CLUELESS CONSERVATIVES
It is typical of our hypocritical and generally clueless "movement"
conservatives that they would declare holy war on Beijing as it moved away
from Marxism-Leninism and toward a much freer economic system, one which
allows for the potential of greater political diversity. But our hardliners
reinforce theirs. China's hardliners have been handed a pretext for
overruling and silencing their moderate, or even pro-Western factional
opponents. With reformers already in retreat, and China generally withdrawing
from the radical privatization plans initiated by the Communist party only a
few years ago, the Hainan incident is bound to become the rallying point and
symbol of rising Chinese nationalism, especially among the young – a
generation that could have and should have been pro-American.

A RETROGRADE TREND
I am not at all surprised at the news that the Chinese government may put the
captured American crew on trial: the [London] Times posted a story to that
effect as I finished up this column, as if to confirm my ominous sense of
deja-vu. It is Gary Powers all over again, only this time to the 24th power.

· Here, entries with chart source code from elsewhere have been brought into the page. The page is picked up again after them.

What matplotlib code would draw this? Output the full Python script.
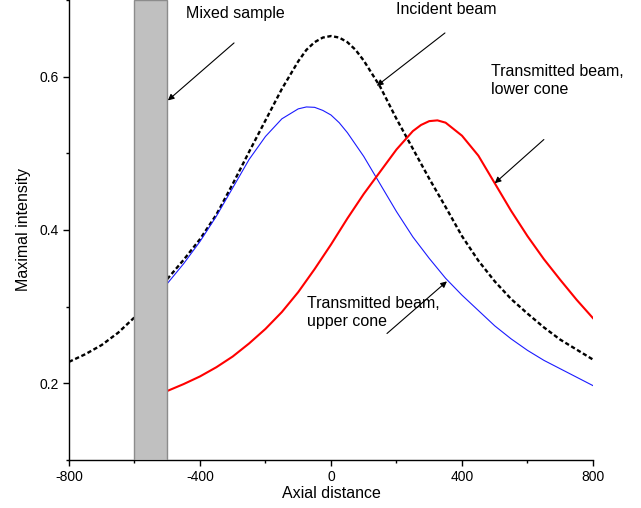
"""Axial intensity profiles of incident and transmitted beams around a mixed sample."""

import matplotlib
matplotlib.use("Agg")
import matplotlib.pyplot as plt
from matplotlib.patches import Rectangle
from matplotlib.ticker import MultipleLocator

plt.rcParams["font.family"] = ["Liberation Sans", "DejaVu Sans"]
plt.rcParams["axes.unicode_minus"] = False

# incident beam (black dashed)
x_incident = [-800, -750, -700, -650, -600, -550, -500, -450, -400, -350, -300,
              -250, -200, -150, -100, -75, -50, -25, 0, 25, 50, 75, 100, 150, 200,
              250, 300, 350, 400, 450, 500, 550, 600, 650, 700, 750, 800]
i_incident = [0.228, 0.238, 0.250, 0.266, 0.286, 0.309, 0.336, 0.361, 0.388, 0.420, 0.460,
              0.502, 0.543, 0.584, 0.620, 0.635, 0.645, 0.651, 0.653, 0.651, 0.645, 0.635, 0.621,
              0.587, 0.545, 0.506, 0.467, 0.430, 0.392, 0.360, 0.333, 0.310, 0.291, 0.273,
              0.257, 0.244, 0.231]

# transmitted beam, upper cone (blue)
x_upper = [-500, -450, -400, -350, -300, -250, -200, -150, -100, -75, -50, -25, 0,
           25, 50, 100, 150, 200, 250, 300, 350, 400, 450, 500,
           550, 600, 650, 700, 750, 800]
i_upper = [0.330, 0.356, 0.385, 0.418, 0.455, 0.492, 0.522, 0.545, 0.558, 0.5605, 0.560, 0.556, 0.550,
           0.540, 0.527, 0.496, 0.460, 0.424, 0.391, 0.363, 0.337, 0.315, 0.295, 0.275,
           0.258, 0.243, 0.230, 0.219, 0.208, 0.197]

# transmitted beam, lower cone (red)
x_lower = [-500, -450, -400, -350, -300, -250, -200, -150, -100, -50, 0,
           50, 100, 150, 200, 250, 275, 300, 325, 350, 400, 450, 500,
           550, 600, 650, 700, 750, 800]
i_lower = [0.190, 0.199, 0.209, 0.221, 0.235, 0.252, 0.271, 0.293, 0.319, 0.349, 0.381,
           0.415, 0.447, 0.476, 0.505, 0.529, 0.537, 0.542, 0.543, 0.540, 0.523, 0.497, 0.461,
           0.425, 0.392, 0.362, 0.335, 0.309, 0.285]

sample_span = (-600, -500)


def main() -> None:
    fig = plt.figure(figsize=(6.41, 5.08), dpi=100)
    ax = fig.add_axes([0.1076, 0.0945, 0.8175, 0.9055])

    ax.plot(x_incident, i_incident, color="black", lw=1.7, linestyle=(0, (1.8, 1.1)), zorder=2)
    ax.plot(x_upper, i_upper, color="#1a1aff", lw=0.8, zorder=2)
    ax.plot(x_lower, i_lower, color="#ff0000", lw=1.5, zorder=2)

    ax.add_patch(Rectangle((sample_span[0], 0.1), sample_span[1] - sample_span[0], 0.6,
                           facecolor="#c0c0c0", edgecolor="#8c8c8c", lw=1.0, zorder=3))

    arrow = dict(arrowstyle="-|>", color="black", lw=0.8, mutation_scale=9, shrinkA=0, shrinkB=0)
    ax.annotate("", xy=(-498, 0.569), xytext=(-296, 0.644), arrowprops=arrow, zorder=4)
    ax.annotate("", xy=(140, 0.588), xytext=(348, 0.657), arrowprops=arrow, zorder=4)
    ax.annotate("", xy=(500, 0.461), xytext=(650, 0.518), arrowprops=arrow, zorder=4)
    ax.annotate("", xy=(354, 0.333), xytext=(171, 0.265), arrowprops=arrow, zorder=4)

    fs = 11.5
    ax.text(-443, 0.683, "Mixed sample", fontsize=fs, va="center", ha="left")
    ax.text(198, 0.687, "Incident beam", fontsize=fs, va="center", ha="left")
    ax.text(488, 0.595, "Transmitted beam,\nlower cone", fontsize=fs, va="center", ha="left",
            linespacing=1.25)
    ax.text(-73, 0.2925, "Transmitted beam,\nupper cone", fontsize=fs, va="center", ha="left",
            linespacing=1.25)

    ax.set_xlim(-800, 800)
    ax.set_ylim(0.1, 0.7)
    ax.xaxis.set_major_locator(MultipleLocator(400))
    ax.xaxis.set_minor_locator(MultipleLocator(200))
    ax.yaxis.set_minor_locator(MultipleLocator(0.1))
    ax.set_yticks([0.2, 0.4, 0.6])
    ax.set_yticklabels(["0.2", "0.4", "0.6"])
    ax.tick_params(which="major", direction="out", length=4, width=1.0, labelsize=10)
    ax.tick_params(which="minor", direction="out", length=2.5, width=1.0)

    for side in ("top", "right"):
        ax.spines[side].set_visible(False)
    for side in ("left", "bottom"):
        ax.spines[side].set_linewidth(1.0)

    ax.set_xlabel("Axial distance", fontsize=11.5, labelpad=1)
    ax.set_ylabel("Maximal intensity", fontsize=11.5, labelpad=6)

    fig.savefig("out.png", dpi=100)


if __name__ == "__main__":
    main()
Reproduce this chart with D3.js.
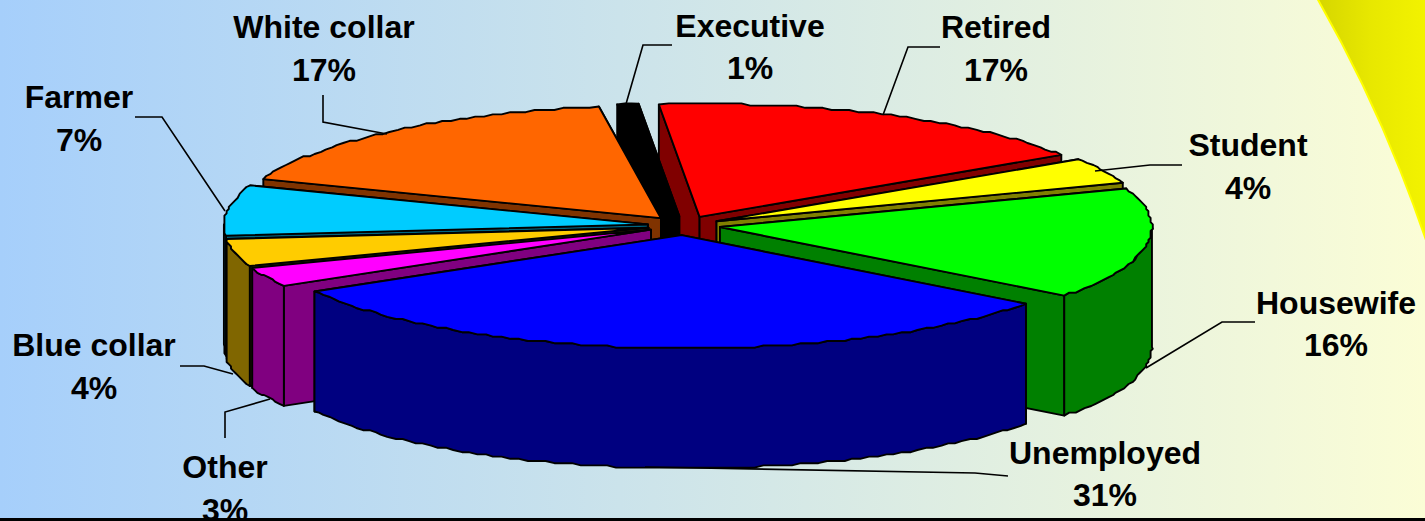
<!DOCTYPE html>
<html><head><meta charset="utf-8">
<style>html,body{margin:0;padding:0;background:#fff}svg{display:block}</style>
<script src="https://cdn.jsdelivr.net/npm/d3@7/dist/d3.min.js"></script>
</head><body><svg id="c" width="1425" height="521"></svg>
<script>
// ---- data ----
const categories = ["Retired","Student","Housewife","Unemployed","Other","Blue collar","Farmer","White collar","Executive"];
// shares; the labels show them rounded
const values = [17.4,3.7,15.9,31.3,2.8,3.9,7.2,16.9,0.8];
const topColors = ["#ff0000","#ffff00","#00ff00","#0000ff","#ff00ff","#ffcc00","#00ccff","#ff6600","#000000"];
const sideColors = ["#800000","#808000","#008000","#000080","#800080","#806600","#006680","#803300","#000000"];
const drawOrder = ["Retired","Executive","White collar","Farmer","Blue collar","Other","Student","Housewife","Unemployed"];

// ---- layout ----
const W=1425,H=521;
const labelLayout = {
 "Retired":{x:996,y:[38,81],leader:[[940,47],[908,47],[883,115]]},
 "Student":{x:1248,y:[156,199],leader:[[1182,165],[1150,165],[1095,171]]},
 "Housewife":{x:1336,y:[314,356],leader:[[1255,322],[1222,322],[1146,368]]},
 "Unemployed":{x:1105,y:[464,506],leader:[[1008,476],[975,473],[645,467]]},
 "Other":{x:225,y:[478,521],leader:[[225,438],[225,412],[270,399]]},
 "Blue collar":{x:94,y:[356,399],leader:[[180,366],[204,366],[233,374]]},
 "Farmer":{x:79,y:[108,151],leader:[[135,117],[162,117],[225,211]]},
 "White collar":{x:324,y:[38,81],leader:[[323,95],[323,122],[387,134]]},
 "Executive":{x:750,y:[37,79],leader:[[672,45],[643,45],[626,104]]}
};
const cx=688,cy=225.6,rx=428,ry=113,depth=120,explode=0.085,apexShift=-4;
const sx=d3.scaleLinear().domain([-1,1]).range([cx-rx,cx+rx]);
const sy=d3.scaleLinear().domain([-1,1]).range([cy-ry,cy+ry]);

const svg=d3.select("#c");
const defs=svg.append("defs");
const bg=defs.append("linearGradient").attr("id","bg");
bg.append("stop").attr("offset",0).attr("stop-color","#a6cffb");
bg.append("stop").attr("offset",1).attr("stop-color","#fbfdd6");
const yg=defs.append("linearGradient").attr("id","yg");
yg.append("stop").attr("offset",0).attr("stop-color","#d6d600");
yg.append("stop").attr("offset",0.5).attr("stop-color","#e8e800");
yg.append("stop").attr("offset",1).attr("stop-color","#f3f300");

svg.append("rect").attr("width",W).attr("height",H).attr("fill","url(#bg)");
svg.append("path")
 .attr("d","M1317,-2 Q1366,84 1400,170 Q1414,205 1427,243 L1427,-2 Z")
 .attr("fill","url(#yg)").attr("stroke","#ffff00").attr("stroke-width",2);

const pie=d3.pie().sort(null).value(d=>d.value)
  .startAngle(-6*Math.PI/180).endAngle(354*Math.PI/180);
const slices=pie(categories.map((c,i)=>({name:c,value:values[i],top:topColors[i],side:sideColors[i]})));

const line=d3.line().x(d=>d[0]).y(d=>d[1]);
const snap=v=>Math.round(v/2.2)*2.2;
const STEP=Math.PI/144;
function arcPoints(ox,oy,a0,a1){
  const n=Math.max(2,Math.ceil((a1-a0)/STEP));
  return d3.range(n+1).map(i=>{
    const a=a0+(a1-a0)*i/n;
    const p=[sx(ox+Math.sin(a)),sy(oy-Math.cos(a))];
    return (i===0||i===n)?p:[snap(p[0]),snap(p[1])];
  });
}
function geom(s){
  const mid=(s.startAngle+s.endAngle)/2;
  const ox=Math.sin(mid)*explode, oy=-Math.cos(mid)*explode;
  const apex=[sx(ox)+apexShift,sy(oy)];
  const arc=arcPoints(ox,oy,s.startAngle,s.endAngle);
  // only the front half of the rim shows a wall
  const f0=Math.max(s.startAngle,Math.PI/2), f1=Math.min(s.endAngle,3*Math.PI/2);
  const front=f1>f0?arcPoints(ox,oy,f0,f1):null;
  return {apex,arc,front};
}
const down=p=>[p[0],p[1]+depth];
const byName=new Map(slices.map(s=>[s.data.name,s]));
const pieG=svg.append("g").attr("stroke","#000").attr("stroke-width",1.9).attr("stroke-linejoin","round");

drawOrder.forEach(name=>{
  const s=byName.get(name), g=geom(s), d=s.data;
  const G=pieG.append("g").attr("class","slice");
  const first=g.arc[0], last=g.arc[g.arc.length-1];
  const radial=[first,last].sort((a,b)=>a[1]-b[1])
    .map(p=>[g.apex,p,down(p),down(g.apex)]);
  const walls=radial.slice();
  if(g.front) walls.push(g.front.concat(g.front.slice().reverse().map(down)));
  G.selectAll("path.wall").data(walls).join("path").attr("class","wall")
    .attr("d",p=>line(p)+"Z").attr("fill",d.side);
  G.append("path").attr("class","top")
    .attr("d",line([g.apex].concat(g.arc))+"Z").attr("fill",d.top);
});

// ---- leaders and labels ----
const lab=svg.append("g");
categories.forEach((c,i)=>{
  const L=labelLayout[c];
  lab.append("path").attr("d",line(L.leader)).attr("fill","none").attr("stroke","#000").attr("stroke-width",1.6);
  lab.append("text").attr("x",L.x).attr("y",L.y[0]).text(c);
  lab.append("text").attr("x",L.x).attr("y",L.y[1]).text(Math.round(values[i])+"%");
});
lab.selectAll("text").attr("text-anchor","middle")
  .attr("font-family","'Liberation Sans',Arial,sans-serif")
  .attr("font-weight","bold").attr("font-size",32).attr("fill","#000");

svg.append("rect").attr("x",0).attr("y",518).attr("width",W).attr("height",3).attr("fill","#000");
</script></body></html>
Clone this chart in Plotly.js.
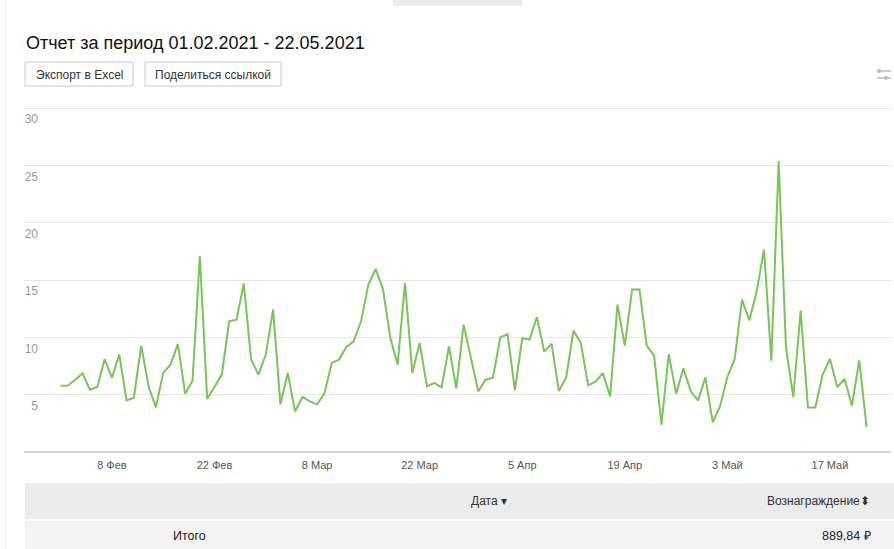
<!DOCTYPE html>
<html>
<head>
<meta charset="utf-8">
<script src="https://cdn.plot.ly/plotly-3.0.1.min.js"></script>
<style>
  html, body { margin: 0; padding: 0; background: #fff; }
  #chart { width: 894px; height: 549px; }
</style>
</head>
<body>
<div id="chart"></div>
<script>
// ---- data ----
const startDate = '2021-02-01';
const values = [
  5.79, 5.80, 6.30, 6.86, 5.44, 5.67, 8.10, 6.46, 8.52, 4.50,
  4.74, 9.28, 5.73, 3.90, 6.90, 7.62, 9.43, 5.09, 6.22, 17.08,
  4.62, 5.64, 6.75, 11.40, 11.55, 14.69, 8.06, 6.75, 8.50, 12.42,
  4.16, 6.90, 3.54, 4.80, 4.42, 4.16, 5.09, 7.77, 8.06, 9.16,
  9.66, 11.40, 14.60, 15.98, 14.17, 9.95, 7.62, 14.75, 6.90, 9.51,
  5.73, 6.02, 5.64, 9.22, 5.55, 11.11, 8.06, 5.29, 6.31, 6.48,
  10.00, 10.27, 5.38, 9.92, 9.80, 11.78, 8.76, 9.45, 5.32, 6.51,
  10.59, 9.51, 5.82, 6.14, 6.89, 4.85, 12.86, 9.28, 14.17, 14.17,
  9.28, 8.41, 2.38, 8.55, 5.09, 7.30, 5.29, 4.50, 6.51, 2.58,
  3.98, 6.54, 8.12, 13.30, 11.49, 14.02, 17.66, 7.97, 25.38, 9.08,
  4.80, 12.34, 3.89, 3.89, 6.75, 8.11, 5.67, 6.37, 4.04, 8.00,
  2.18
];
const xTickVals = ['2021-02-08', '2021-02-22', '2021-03-08', '2021-03-22', '2021-04-05', '2021-04-19', '2021-05-03', '2021-05-17'];
const xTickText = ['8 Фев', '22 Фев', '8 Мар', '22 Мар', '5 Апр', '19 Апр', '3 Май', '17 Май'];
const yTickVals = [5, 10, 15, 20, 25, 30];
const reportTitle = 'Отчет за период 01.02.2021 - 22.05.2021';
const buttonLabels = ['Экспорт в Excel', 'Поделиться ссылкой'];
const tableHeaders = ['Дата ▾', 'Вознаграждение⬍'];
const totalLabel = 'Итого';
const totalValue = '889,84 ₽';

// dates (one per day from start)
const dates = [];
(function () {
  const d0 = new Date(startDate + 'T00:00:00Z');
  for (let i = 0; i < values.length; i++) {
    const d = new Date(d0.getTime() + i * 86400000);
    dates.push(d.toISOString().slice(0, 10));
  }
})();

// ---- layout geometry ----
const W = 894, H = 549;
const ML = 24, MR = 3, MT = 107, MB = 97;
const PW = W - ML - MR, PH = H - MT - MB;
const px = x => (x - ML) / PW;
const py = y => 1 - (y - MT) / PH;

const FONT = 'Arial, "Liberation Sans", sans-serif';
const NARROW = '"Liberation Sans Narrow", "Arial Narrow", Arial, sans-serif';

const shapes = [];
const annotations = [];

// top grey tab
shapes.push({type: 'rect', xref: 'paper', yref: 'paper', x0: px(393), x1: px(522), y0: py(0), y1: py(6),
  fillcolor: '#ebebeb', line: {width: 0}, layer: 'below'});
// left page border
shapes.push({type: 'line', xref: 'paper', yref: 'paper', x0: px(6), x1: px(6), y0: py(0), y1: py(549),
  line: {color: '#eeeeee', width: 1}});

// title
annotations.push({xref: 'paper', yref: 'paper', x: px(24), y: py(43), xanchor: 'left', yanchor: 'middle',
  text: reportTitle, showarrow: false, font: {family: FONT, size: 18, color: '#111'}});

// buttons
const btns = [[25, 133], [145, 281]];
btns.forEach((b, i) => {
  shapes.push({type: 'rect', xref: 'paper', yref: 'paper', x0: px(b[0]), x1: px(b[1]), y0: py(62), y1: py(86),
    fillcolor: '#ffffff', line: {color: '#cccccc', width: 1}});
  annotations.push({xref: 'paper', yref: 'paper', x: px((b[0] + b[1]) / 2), y: py(74.5), xanchor: 'center', yanchor: 'middle',
    text: buttonLabels[i], showarrow: false, font: {family: FONT, size: 12, color: '#333'}});
});

// settings icon
shapes.push({type: 'line', xref: 'paper', yref: 'paper', x0: px(877), x1: px(891), y0: py(71), y1: py(71), line: {color: '#bbbbbb', width: 1.5}});
shapes.push({type: 'line', xref: 'paper', yref: 'paper', x0: px(877), x1: px(891), y0: py(78), y1: py(78), line: {color: '#bbbbbb', width: 1.5}});
shapes.push({type: 'circle', xref: 'paper', yref: 'paper', x0: px(877), x1: px(881), y0: py(69), y1: py(73), fillcolor: '#bbbbbb', line: {width: 0}});
shapes.push({type: 'circle', xref: 'paper', yref: 'paper', x0: px(884), x1: px(888), y0: py(76), y1: py(80), fillcolor: '#bbbbbb', line: {width: 0}});

// table
shapes.push({type: 'rect', xref: 'paper', yref: 'paper', x0: px(25), x1: px(894), y0: py(483), y1: py(519),
  fillcolor: '#ececec', line: {width: 0}});
shapes.push({type: 'rect', xref: 'paper', yref: 'paper', x0: px(25), x1: px(894), y0: py(521), y1: py(549),
  fillcolor: '#f3f3f3', line: {width: 0}});
annotations.push({xref: 'paper', yref: 'paper', x: px(509), y: py(501), xanchor: 'right', yanchor: 'middle',
  text: tableHeaders[0], showarrow: false, font: {family: NARROW, size: 12, color: '#333'}});
annotations.push({xref: 'paper', yref: 'paper', x: px(872), y: py(501), xanchor: 'right', yanchor: 'middle',
  text: tableHeaders[1], showarrow: false, font: {family: NARROW, size: 12, color: '#333'}});
annotations.push({xref: 'paper', yref: 'paper', x: px(171), y: py(536), xanchor: 'left', yanchor: 'middle',
  text: totalLabel, showarrow: false, font: {family: NARROW, size: 12.5, color: '#222'}});
annotations.push({xref: 'paper', yref: 'paper', x: px(873), y: py(536), xanchor: 'right', yanchor: 'middle',
  text: totalValue, showarrow: false, font: {family: NARROW, size: 12.5, color: '#222'}});

const trace = {
  x: dates, y: values, type: 'scatter', mode: 'lines',
  line: {color: '#78c656', width: 2},
  hoverinfo: 'skip'
};

const layout = {
  width: W, height: H,
  margin: {l: ML, r: MR, t: MT, b: MB, pad: 0},
  paper_bgcolor: '#ffffff', plot_bgcolor: '#ffffff',
  showlegend: false,
  xaxis: {
    type: 'date',
    range: ['2021-01-27', '2021-05-25 08:00'],
    tickmode: 'array', tickvals: xTickVals, ticktext: xTickText,
    showgrid: false, zeroline: false, showline: false,
    ticks: '', ticklen: 0,
    ticklabelstandoff: 5,
    tickfont: {family: FONT, size: 11, color: '#555'},
    fixedrange: true
  },
  yaxis: {
    range: [0, 30.1],
    tickmode: 'array', tickvals: yTickVals,
    showgrid: true, gridcolor: '#e6e6e6', gridwidth: 1,
    zeroline: true, zerolinecolor: '#d6d6d6', zerolinewidth: 2,
    showline: false, ticks: '',
    anchor: 'free', position: px(38),
    ticklabelposition: 'outside',
    ticklabelshift: 11,
    ticklabelstandoff: 0,
    tickfont: {family: FONT, size: 12, color: '#999'},
    fixedrange: true
  },
  shapes: shapes,
  annotations: annotations
};

Plotly.newPlot('chart', [trace], layout, {displayModeBar: false, staticPlot: true});
</script>
</body>
</html>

I have the uneasy feeling that we'll all soon be digging bomb shelters in our
back yards, while, over at the local elementary school, they go through the
"duck and cover" air raid drills that gave life its weird, surreal edge for
those of us who grew up in the 1950s. To complete the picture, even Russian
spies are back in the news. We are going back in time – not back to a golden
age, but regressing to a more primitive, less promising era, a kind of
intellectual and political ice age, in which all foreign policy discussion is
frozen in place, Big Government is a military "necessity," and the prospects
for peace and liberty are dim indeed.

NO GOOD ANSWER
Amid the gloom, there are still glimmers of humor, however dark. When told of
the US claim that the inside of the downed spy plane constituted sovereign US
territory, and that the Chinese had no right to enter it, a top Chinese
official asked: "Well then how is it that it landed in China?" For the Bush
administration, there can be no good answer to that question.